*Originally submitted in Spanish and translated to English by the Secretariat
Chile reaffirms its commitment to the 2030 Agenda for Sustainable Development and the Sustainable Development Goals, which require the engagement of all actors to ensure that no one is left behind.
With the creation of the National Council for the Implementation of the 2030 Agenda for Sustainable Development, composed of the Ministry of Foreign Affairs, the Ministry of Economic Affairs, Business Development and Tourism, the Ministry of Social Development and the Ministry of the Environment, progress has been made in establishing, disseminating and developing a national study relating to the Sustainable Development Goals in order to identify public policies and private initiatives that could contribute to their implementation, and also address gaps and challenges.
A government network for the Sustainable Development Goals has been developed, and committees and working groups composed of public institutions, the private sector, civil society, academia and United Nations system organizations have been established.
Other notable initiatives include awareness-raising workshops, national and regional dialogues hosted by the Government and the “Dialogues for a Sustainable Chile” organized by civil society. In addition, public-private dialogues were conducted through civil society councils, including the National Indigenous Council and the Council of Social Responsibility for Sustainable Development of the Ministry of Economic Affairs.
As a middle-income country, a member of the Organization for Economic Cooperation and Development and one of the most open economies in the world, Chile faces significant long-term challenges: reaching sustainable and inclusive development; reducing poverty and inequality; addressing climate change; and strengthening democratic institutions.
Chile reaffirms the integrality, indivisibility, universality and equal importance of the Sustainable Development Goals, which must be implemented as a shared responsibility between the State, civil society and economic actors in order to achieve sustainable economic and social development within the framework of inclusive economic growth; decent and productive work; the protection and promotion of human rights, through non-fragmented, redistributive policies with an emphasis on social investment; and by regulating the rights of market actors and promoting social cohesion, non-discrimination and environmental sustainability.

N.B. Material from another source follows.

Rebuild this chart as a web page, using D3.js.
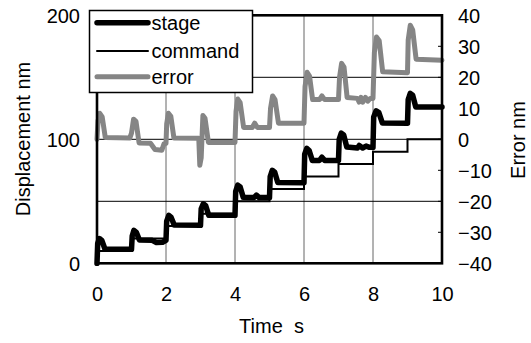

The 2030 Agenda is in line with the government programme, the previous and ongoing tax, education and labour reforms, and the expansion of the social protection system. These efforts, together with the development of strong institutions focused on indigenous peoples and youth, aim to reduce inequalities, protect rights and strengthen inclusion.
In the social sphere, income poverty has decreased to 11.7 per cent of the population (as at 2015) according to the national calculation method, and to 0.3 per cent according to the international calculation method. However, 20.9 per cent of the population experiences multidimensional poverty and marked income inequality persists. Consequently, comprehensive and cross-cutting efforts are required to protect, strengthen the capacities and guarantee the rights of vulnerable groups — women, youth, indigenous peoples, immigrants, the elderly, persons with disabilities and homeless people — while reducing gender and geographical gaps.
The Productivity, Innovation and Growth Agenda focuses on diversifying the production matrix, developing high-potential sectors, democratizing entrepreneurship and innovation, and increasing the productivity and competitiveness of small and medium enterprises. The Council of Social Responsibility for Sustainable Development and the Advisory Council on Gender oversee the implementation of public policies to promote corporate and social responsibility and equality between men and women. The Gender Parity Initiative is a public-private partnership aimed at reducing the economic gender gap. The Promotion Project focuses on ensuring greater representation of women in high-level leadership roles in private businesses.
The national environmental policy establishes conditions and incentives to strengthen sustainability by ensuring quality of life, environmental equity and ecosystem protection, as well as by promoting a green growth strategy through the national action plan on climate change, the national programme for sustainable consumption, and production and market-based instruments for environmental management. Further efforts which focus on the expansion of protected areas include a national biodiversity strategy, the legislative process to establish a Division for Biodiversity and Protected Areas, the Recycling Promotion Act and new plans to combat atmospheric pollution in cities. The environmental impact evaluation system, the promotion of local environmental management and the strategic environmental assessment are advancing sustainable territorial management. The Environmental Training Academy and the network of environmental education centres are also contributing to progress in this area.
Access to justice and the strengthening of institutions, democracy and citizen participation are prerequisites for inclusive and sustainable development. In that connection, the Probity and Transparency Agenda reflects the commitment of Chile to improving the quality of public policy and activities.
In conclusion, Chile reaffirms its commitment to revitalizing the global partnership for sustainable development and global governance mechanisms in pursuit of a peaceful, just and inclusive society free from violence.